#### SHORT EXERCISE
Your answer should be one number: the count of lines in these entries that hold the word "this".

Excerpt from a dataset
■ ■ ■ ■ ■ ■ ■

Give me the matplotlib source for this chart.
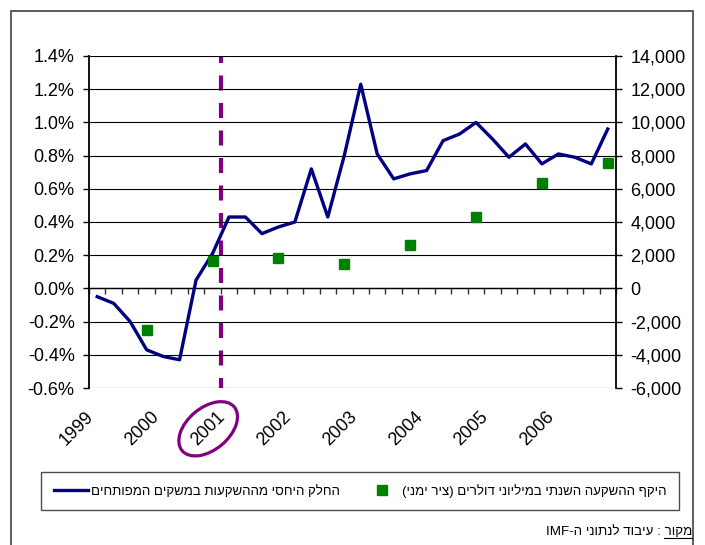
import re
import matplotlib
matplotlib.use('Agg')
import matplotlib.pyplot as plt
import matplotlib.transforms as mtransforms
from matplotlib.patches import Ellipse, Rectangle
from matplotlib.lines import Line2D
from matplotlib.ticker import FuncFormatter, MultipleLocator

plt.rcParams['font.family'] = ['Liberation Sans', 'DejaVu Sans']
plt.rcParams['axes.unicode_minus'] = False

# data (quarterly share, annual volume on the right axis)
years = ['1999', '2000', '2001', '2002', '2003', '2004', '2005', '2006']
share_pct = [-0.05, -0.09, -0.20, -0.37, -0.41, -0.43, 0.05, 0.21,
             0.43, 0.43, 0.33, 0.37, 0.40, 0.72, 0.43, 0.80,
             1.23, 0.81, 0.66, 0.69, 0.71, 0.89, 0.93, 1.00,
             0.90, 0.79, 0.87, 0.75, 0.81, 0.79, 0.75, 0.96]
annual_musd = [-2530, 1650, 1850, 1450, 2590, 4300, 6350, 7550]
marked_year = '2001'

label_share = 'החלק היחסי מההשקעות במשקים המפותחים'
label_annual = 'היקף ההשקעה השנתי במיליוני דולרים (ציר ימני)'
source_word = 'מקור'
source_text = 'מקור : עיבוד לנתוני ה-IMF'

navy = '#000080'
green = '#008000'
purple = '#800080'


def visual(s):
    # matplotlib has no bidi, so lay out RTL text in display order
    tokens = re.findall(r'[A-Za-z0-9]+|.', s)
    mirror = {'(': ')', ')': '('}
    return ''.join(mirror.get(t, t) for t in tokens[::-1])


W, H = 705, 545
fig = plt.figure(figsize=(W / 100, H / 100), dpi=100)
ax = fig.add_axes([89 / W, 1 - 388 / H, 527 / W, 332 / H])
ax2 = ax.twinx()

q_x = [i + 0.5 for i in range(len(share_pct))]
year_x = [4 * i + 3.5 for i in range(len(annual_musd))]

# dashed marker for the start of the marked year sits under the gridlines
ax.axvline(4 * years.index(marked_year), color=purple, lw=3,
           ls=(1.2, (3.6, 3.0)), zorder=0.5)
ax.plot(q_x, share_pct, color=navy, lw=2.4, zorder=3)
ax2.plot(year_x, annual_musd, ls='none', marker='s', ms=7, color=green, zorder=3)

ax.set_xlim(0, len(share_pct))
ax.set_ylim(-0.6, 1.4)
ax2.set_ylim(-6000, 14000)
ax.yaxis.set_major_locator(MultipleLocator(0.2))
ax2.yaxis.set_major_locator(MultipleLocator(2000))
ax.yaxis.set_major_formatter(FuncFormatter(lambda v, p: f'{round(v, 1) + 0.0:.1f}%'))
ax2.yaxis.set_major_formatter(FuncFormatter(lambda v, p: f'{int(round(v)):,}'))

ax.yaxis.grid(True, color='black', lw=0.8, zorder=1)
ax.set_axisbelow(True)

ax.set_xticks(range(len(share_pct) + 1))
ax.set_xticklabels([])
ax.tick_params(axis='x', direction='out', length=4, width=1, color='0.2')
ax.tick_params(axis='y', direction='out', length=4.3, width=1, labelsize=13, pad=6)
ax2.tick_params(axis='y', direction='out', length=4.3, width=1, labelsize=13, pad=6)

ax.spines['top'].set_visible(False)
ax.spines['right'].set_visible(False)
ax.spines['bottom'].set_position(('data', 0))
ax.spines['bottom'].set_linewidth(1)
ax.spines['left'].set_linewidth(1.3)
for s in ['top', 'bottom', 'left']:
    ax2.spines[s].set_visible(False)
ax2.spines['right'].set_linewidth(1.3)

trans = mtransforms.blended_transform_factory(ax.transData, ax.transAxes)
year_texts = []
for k, yr in enumerate(years):
    t = ax.text(4 * k + 0.1, -0.08, yr, transform=trans, rotation=45,
                rotation_mode='anchor', ha='right', va='center', fontsize=13)
    year_texts.append(t)

leg_fs = 9.5
leg_handles = [Line2D([], [], color=navy, lw=2.4),
               Line2D([], [], ls='none', marker='s', ms=7, color=green)]
leg_labels = [visual(label_share), visual(label_annual)]


def make_legend(colspace):
    return fig.legend(handles=leg_handles, labels=leg_labels, ncol=2,
                      loc='center', bbox_to_anchor=(360 / W, 1 - 491 / H),
                      fancybox=False, edgecolor='0.3', framealpha=1,
                      fontsize=leg_fs, handlelength=2.6, handletextpad=0.25,
                      borderpad=0.95, columnspacing=colspace)


fig.add_artist(Rectangle((11 / W, -0.05), (693 - 11) / W, 1 - 11 / H + 0.05,
                         transform=fig.transFigure, fill=False, ec='0.25', lw=1.2))

src_fs = 9.6
src = fig.text(692 / W, 1 - 535 / H, visual(source_text), ha='right',
               va='baseline', fontsize=src_fs)

# size the legend box to the reference width by widening the column gap
leg = make_legend(2.0)
fig.canvas.draw()
renderer = fig.canvas.get_renderer()
wpx = leg.get_window_extent(renderer).width
leg.remove()
leg = make_legend(2.0 + (638 - wpx) / (leg_fs * 100 / 72))
fig.canvas.draw()

# circle around the marked year label
bb = year_texts[years.index(marked_year)].get_window_extent(renderer)
fig.add_artist(Ellipse(((bb.x0 + bb.x1) / 2, (bb.y0 + bb.y1) / 2), 68, 42, angle=40,
                       transform=mtransforms.IdentityTransform(),
                       fill=False, ec=purple, lw=2.3))

# underline the first word of the source line
tmp = fig.text(0, 0, visual(source_word), fontsize=src_fs)
w = tmp.get_window_extent(renderer).width / W
tmp.remove()
uy = 1 - 538 / H
fig.add_artist(Line2D([692 / W - w, 692 / W], [uy, uy], color='black', lw=0.8,
                      transform=fig.transFigure))

fig.savefig('out.png', dpi=100)
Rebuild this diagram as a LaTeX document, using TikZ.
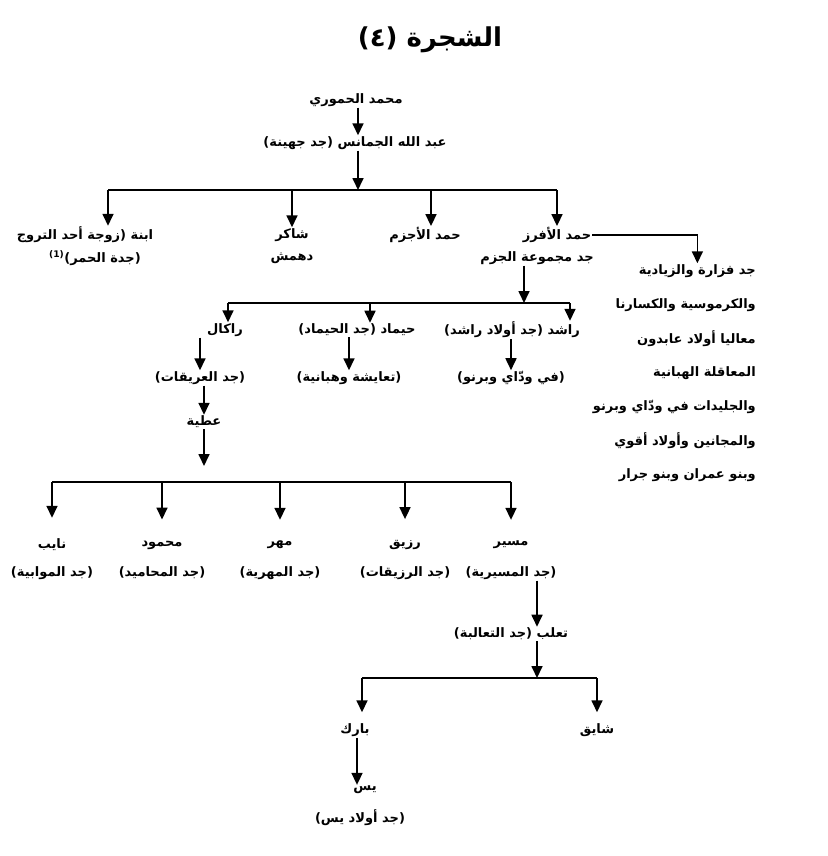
\documentclass[tikz,border=0pt]{standalone}
\usepackage{fontspec}
\usetikzlibrary{arrows.meta}
\newfontfamily\arabicfont[Script=Arabic]{DejaVu Sans}
\TeXXeTstate=1
\newcommand{\ar}[1]{\beginR #1\endR}

\tikzset{
  person/.style={font=\arabicfont\bfseries\fontsize{13}{15}\selectfont, inner sep=1pt},
  link/.style={line width=1.7pt, -{Triangle[length=12pt,width=11pt]}},
  bar/.style={line width=1.7pt},
}

\begin{document}
\begin{tikzpicture}[x=1pt,y=-1pt]
\useasboundingbox (0,0) rectangle (827,856);

\node[person, font=\arabicfont\bfseries\fontsize{26}{30}\selectfont] (title) at (430,40) {\ar{الشجرة (٤)}};

% top of the tree
\node[person] (hamuri) at (356,100) {\ar{محمد الحموري}};
\node[person] (jamanis) at (355,143) {\ar{عبد الله الجمانس (جد جهينة)}};
\coordinate (b1) at (358,190);
\draw[link] (hamuri.south -| b1) -- (jamanis.north -| b1);
\draw[link] (jamanis.south -| b1) -- (b1);

\node[person] (ibna) at (85,235) {\ar{ابنة (زوجة أحد التروج}};
\node[person] (ibna2) at (95,258) {\ar{(جدة الحمر)\beginL\textsuperscript{(1)}\endL}};
\node[person] (shakir) at (292,235) {\ar{شاكر}};
\node[person] (shakir2) at (292,258) {\ar{دهمش}};
\node[person] (ajzam) at (425,235) {\ar{حمد الأجزم}};
\node[person] (afraz) at (557,235) {\ar{حمد الأفرز}};
\node[person] (afraz2) at (537,258) {\ar{جد مجموعة الجزم}};
\foreach \n/\x in {ibna/108,shakir/292,ajzam/431,afraz/557}
{\coordinate (t\n) at (\x,190);
\draw[link] (t\n) -- (t\n |- \n.north);}
\draw[bar] (tibna) -- (tafraz);

% descendants of hamd al-afraz
\foreach \t [count=\i] in {جد فزارة والزيادية, والكرموسية والكسارنا, معاليا أولاد عابدون, المعاقلة الهبانية, والجليدات في ودّاي وبرنو, والمجانين وأولاد أقوي, وبنو عمران وبنو جرار}
\node[person, anchor=east] (f\i) at (757,237+34*\i) {\ar{\t}};
\draw[link] (afraz.east) -| (f1.north);

\coordinate (b2) at (524,303);
\draw[link] (afraz2.south -| b2) -- (b2);
\node[person] (rakal) at (225,330) {\ar{راكال}};
\node[person] (hiymad) at (357,330) {\ar{حيماد (جد الحيماد)}};
\node[person] (rashid) at (512,330) {\ar{راشد (جد أولاد راشد)}};
\foreach \n/\x in {rakal/228,hiymad/370,rashid/570}
{\coordinate (t\n) at (\x,303);
\draw[link] (t\n) -- (t\n |- \n.north);}
\draw[bar] (trakal) -- (trashid);

\node[person] (rakal2) at (200,378) {\ar{(جد العريقات)}};
\node[person] (hiymad2) at (349,378) {\ar{(تعايشة وهبانية)}};
\node[person] (rashid2) at (511,378) {\ar{(في ودّاي وبرنو)}};
\foreach \n in {rakal,hiymad,rashid}
\draw[link] (\n.south -| \n2.north) -- (\n2.north);

\node[person] (atiya) at (204,422) {\ar{عطية}};
\draw[link] (rakal2.south -| atiya.north) -- (atiya.north);
\coordinate (b3) at (204,482);
\draw[link] (atiya.south -| b3) -- ([yshift=16pt]b3);

% sons of atiya
\foreach \n/\x/\a/\b in {nayib/52/نايب/(جد الموابية), mahmud/162/محمود/(جد المحاميد), mahr/280/مهر/(جد المهرية), ruzayq/405/رزيق/(جد الرزيقات), musayyir/511/مسير/(جد المسيرية)}
{\node[person] (\n) at (\x,545) {\ar{\a}};
\node[person] (\n2) at (\x,573) {\ar{\b}};
\coordinate (t\n) at (\x,482);
\draw[link, shorten >=20pt] (t\n) -- (\n.north);}
\draw[bar] (tnayib) -- (tmusayyir);

\node[person] (thaalib) at (511,634) {\ar{تعلب (جد التعالبة)}};
\coordinate (b4) at (537,678);
\draw[link] (musayyir2.south -| b4) -- (thaalib.north -| b4);
\draw[link] (thaalib.south -| b4) -- (b4);

\node[person] (barik) at (355,730) {\ar{بارك}};
\node[person] (shayiq) at (597,730) {\ar{شايق}};
\foreach \n/\x in {barik/362,shayiq/597}
{\coordinate (t\n) at (\x,678);
\draw[link, shorten >=10pt] (t\n) -- (t\n |- \n.north);}
\draw[bar] (tbarik) -- (tshayiq);

\node[person] (yas) at (365,790) {\ar{يس}};
\node[person] (yas2) at (360,818) {\ar{(جد أولاد يس)}};
\coordinate (byas) at (357,760);
\draw[link] (barik.south -| byas) -- (yas.north -| byas);
\end{tikzpicture}
\end{document}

■ ■ ■ ■ ■ ■ ■

#### CORRECT OUTPUT
2